The nature of things is such: History is not at fault, it cannot go beyond time, it has a limitation, it is a temporal record. When a spiritual happening comes to exist, it touches time but is never within time. It happens somewhere, but the time and place are irrelevant. Whether Buddha was under the bodhi tree or not is meaningless. It has nothing to do with the phenomenon that has happened in him. Whether the bodhi tree exists or not, whether Gautam was in India or Palestine, it makes no difference; when he became a buddha, he jumped into nowhere-ness. The phenomenon itself is not at all concerned with time and space. Once he is a buddha he is nowhere – neither in time nor in space. He jumps out of the realm of history.
That is why we have never been concerned with history in India. We concern ourselves only with that which is meaningful. Concern with death is beyond history, all that is meaningful is beyond history, so history became meaningless to us. It records all that is nonsense. So India, the Indian mind, became non-historic. It is only with Christianity that history became meaningful.
History became meaningful with Christianity because a time concept, a linear time concept, came into existence. If time progresses linearly, if time progresses in a line, no event is repeatable. History cannot repeat itself because the past goes out of existence. The line is always going forward.
The Indian concept of time is circular. It does not progress in a line. It is always circular, coming back to itself. That is why, in India, the wheel symbolizes time. The wheel of the Indian flag is the Buddhist concept of time. We call the world sansar. The word sansar means the wheel, that which comes back again and again. Every event returns in infinite repetition. It has been before, it will be again.

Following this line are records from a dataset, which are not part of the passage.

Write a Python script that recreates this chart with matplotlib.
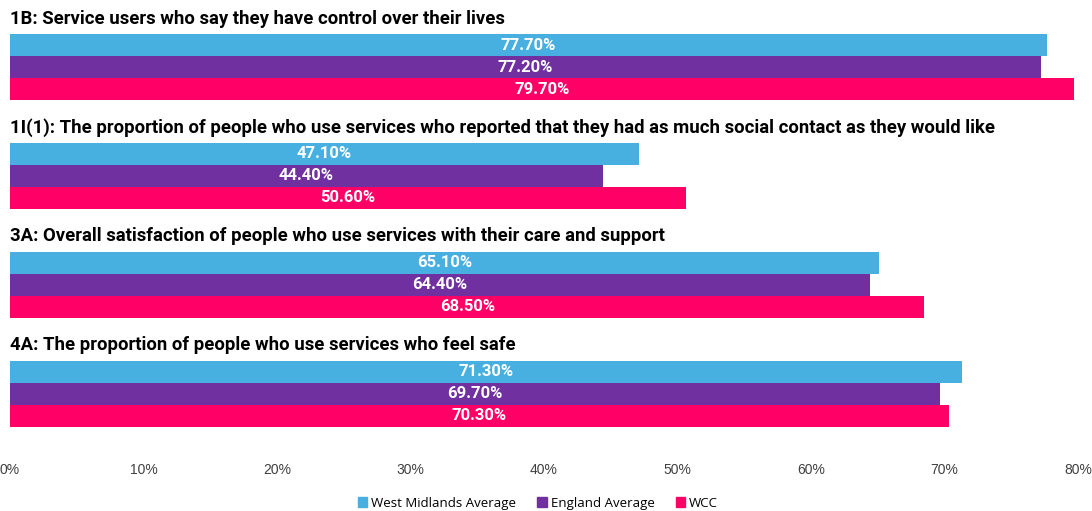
import matplotlib.pyplot as plt
from matplotlib.patches import Patch

titles = [
    "1B: Service users who say they have control over their lives",
    "1I(1): The proportion of people who use services who reported that they had as much social contact as they would like",
    "3A: Overall satisfaction of people who use services with their care and support",
    "4A: The proportion of people who use services who feel safe",
]
series = ["West Midlands Average", "England Average", "WCC"]
west_midlands = [77.7, 47.1, 65.1, 71.3]
england = [77.2, 44.4, 64.4, 69.7]
wcc = [79.7, 50.6, 68.5, 70.3]
colors = ["#47B0E0", "#7030A0", "#FF0066"]

narrow = ["Liberation Sans Narrow", "Roboto", "DejaVu Sans"]

fig = plt.figure(figsize=(10.92, 5.11), dpi=100)
ax = fig.add_axes([10 / 1092, 1 - 455 / 511, 1068 / 1092, 455 / 511])

pitch = 4.95
for g, title in enumerate(titles):
    y0 = g * pitch
    for j, vals in enumerate([west_midlands, england, wcc]):
        v = vals[g]
        ax.barh(y0 + j, v, height=1.0, color=colors[j])
        ax.text(v / 2, y0 + j, f"{v:.2f}%", ha="center", va="center",
                color="white", fontsize=12, fontweight="bold", family=narrow)
    ax.text(0, y0 - 1.2, title, ha="left", va="center", fontsize=13.3,
            fontweight="bold", color="black", family=narrow)

ax.set_xlim(0, 80)
ax.set_ylim(18.64, -2.05)
ax.set_xticks(range(0, 81, 10))
ax.set_xticklabels([f"{t}%" for t in range(0, 81, 10)], color="#404040",
                   fontsize=10, family=["Liberation Sans", "DejaVu Sans"])
ax.tick_params(axis="x", length=0, pad=6)
ax.set_yticks([])
for s in ax.spines.values():
    s.set_visible(False)

handles = [Patch(color=c, label=l) for c, l in zip(colors, series)]
fig.legend(handles=handles, loc="center", bbox_to_anchor=(538 / 1092, 1 - 503 / 511),
           ncol=3, frameon=False, prop={"family": ["Open Sans", "DejaVu Sans"], "size": 9.5},
           handlelength=0.7, handleheight=0.7, handletextpad=0.3, columnspacing=1.6)

fig.savefig("out.png", dpi=100)
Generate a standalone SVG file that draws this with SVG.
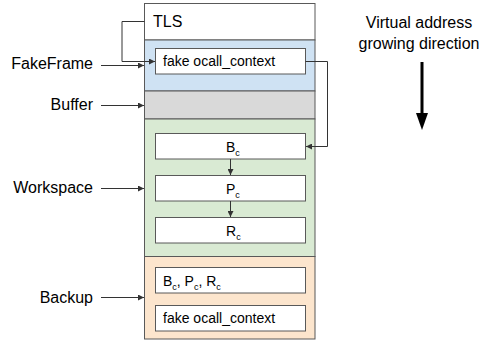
<svg xmlns="http://www.w3.org/2000/svg" width="483" height="342" viewBox="0 0 483 342">
  <style>
    .sec { stroke: #595959; stroke-width: 1; }
    .box { fill: #ffffff; stroke: #595959; stroke-width: 1; }
    .lbl { font-family: "Liberation Sans", Arial, sans-serif; font-size: 16px; fill: #000; }
    .txt { font-family: "Liberation Sans", Arial, sans-serif; font-size: 14px; fill: #000; }
    .sub { font-size: 9px; }
    .wire { fill: none; stroke: #333; stroke-width: 1; }
  </style>
  <defs>
    <marker id="ah" viewBox="0 0 6 6" refX="6" refY="3" markerWidth="6" markerHeight="6" markerUnits="userSpaceOnUse" orient="auto">
      <path d="M0,0 L6,3 L0,6 z" fill="#333"/>
    </marker>
  </defs>

  <!-- memory column sections -->
  <g id="tls">
    <rect class="sec" x="144.5" y="3.5" width="170.5" height="36.5" fill="#ffffff"/>
    <text class="lbl" x="153" y="27">TLS</text>
  </g>
  <g id="fakeframe">
    <rect class="sec" x="144.5" y="40" width="170.5" height="51" fill="#cfe2f3"/>
    <rect class="box" x="155.5" y="48.5" width="150" height="25.5"/>
    <text class="txt" x="163" y="66">fake ocall_context</text>
  </g>
  <g id="buffer">
    <rect class="sec" x="144.5" y="91" width="170.5" height="28" fill="#d9d9d9"/>
  </g>
  <g id="workspace">
    <rect class="sec" x="144.5" y="119" width="170.5" height="137.5" fill="#d9ead3"/>
    <g id="bc">
      <rect class="box" x="155.5" y="133.5" width="150" height="25.5"/>
      <text class="txt" x="226" y="151.5">B<tspan class="sub" dy="4">c</tspan></text>
    </g>
    <g id="pc">
      <rect class="box" x="155.5" y="175.5" width="150" height="25.5"/>
      <text class="txt" x="226" y="193.5">P<tspan class="sub" dy="4">c</tspan></text>
    </g>
    <g id="rc">
      <rect class="box" x="155.5" y="217.5" width="150" height="25.5"/>
      <text class="txt" x="226" y="235.5">R<tspan class="sub" dy="4">c</tspan></text>
    </g>
  </g>
  <g id="backup">
    <rect class="sec" x="144.5" y="256.5" width="170.5" height="82.5" fill="#fce5cd"/>
    <g id="saved-regs">
      <rect class="box" x="155.5" y="267.5" width="150" height="25.5"/>
      <text class="txt" x="163" y="285.5">B<tspan class="sub" dy="4">c</tspan><tspan dy="-4">, P</tspan><tspan class="sub" dy="4">c</tspan><tspan dy="-4">, R</tspan><tspan class="sub" dy="4">c</tspan></text>
    </g>
    <g id="saved-context">
      <rect class="box" x="155.5" y="305.5" width="150" height="25.5"/>
      <text class="txt" x="163" y="323">fake ocall_context</text>
    </g>
  </g>

  <!-- side labels -->
  <g id="label-fakeframe"><text class="lbl" x="93" y="69" text-anchor="end">FakeFrame</text></g>
  <g id="label-buffer"><text class="lbl" x="93" y="110" text-anchor="end">Buffer</text></g>
  <g id="label-workspace"><text class="lbl" x="93" y="193" text-anchor="end">Workspace</text></g>
  <g id="label-backup"><text class="lbl" x="93" y="303" text-anchor="end">Backup</text></g>

  <g id="direction">
    <text class="lbl" x="419" y="28" text-anchor="middle">Virtual address</text>
    <text class="lbl" x="419" y="49" text-anchor="middle">growing direction</text>
    <rect x="420.5" y="62" width="3" height="52" fill="#000"/>
    <path d="M416,113 L428,113 L422,130 z" fill="#000"/>
  </g>

  <!-- connectors -->
  <g id="connectors">
    <path class="wire" d="M144.5,21.5 H122 V61.5 H155" marker-end="url(#ah)"/>
    <path class="wire" d="M101,65.5 H144" marker-end="url(#ah)"/>
    <path class="wire" d="M101,105.5 H144" marker-end="url(#ah)"/>
    <path class="wire" d="M101,188.5 H144" marker-end="url(#ah)"/>
    <path class="wire" d="M101,297.5 H144" marker-end="url(#ah)"/>
    <path class="wire" d="M305.5,61.5 H327.5 V146.5 H306" marker-end="url(#ah)"/>
    <path class="wire" d="M230.5,159 V175" marker-end="url(#ah)"/>
    <path class="wire" d="M230.5,201 V217" marker-end="url(#ah)"/>
  </g>
</svg>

Only the unrepeatable, the unique, becomes historic. To Christians, Jesus is a historic personality. He cannot be repeated. But for Indians, Ram is not a historic personality. Ram will be repeated in every age. In the same way, tirthankaras are not historic for Jainaas. They appear in every age; there will be a repetition, the same thing will go on and on and on. It has always been the same, so no event is particular and individual and worth recording. To record it makes no sense.
But there are jumps in this circular progression, there are people who jump out of history. These people are religious. A person who is part of history is a political being. Politics is always of time, it can never go beyond time. But religion is never part of time. It is always beyond.
A person who has moved into an inner evolution may appear in history, but the moment of his realization is a spiritual phenomenon. When it happens, he is beyond history. That is why no record has been maintained of when Krishna was born or when he died. It makes no sense to us to record it. Any date will do, the date itself is meaningless because the date is part of history, of time, and the person himself is beyond time. In whatever way the record of the happening is maintained, howsoever accurate it may be, it is meaningless because it cannot record that which is worth recording. That is always lost. And what is the sense of recording dates, years, places, names?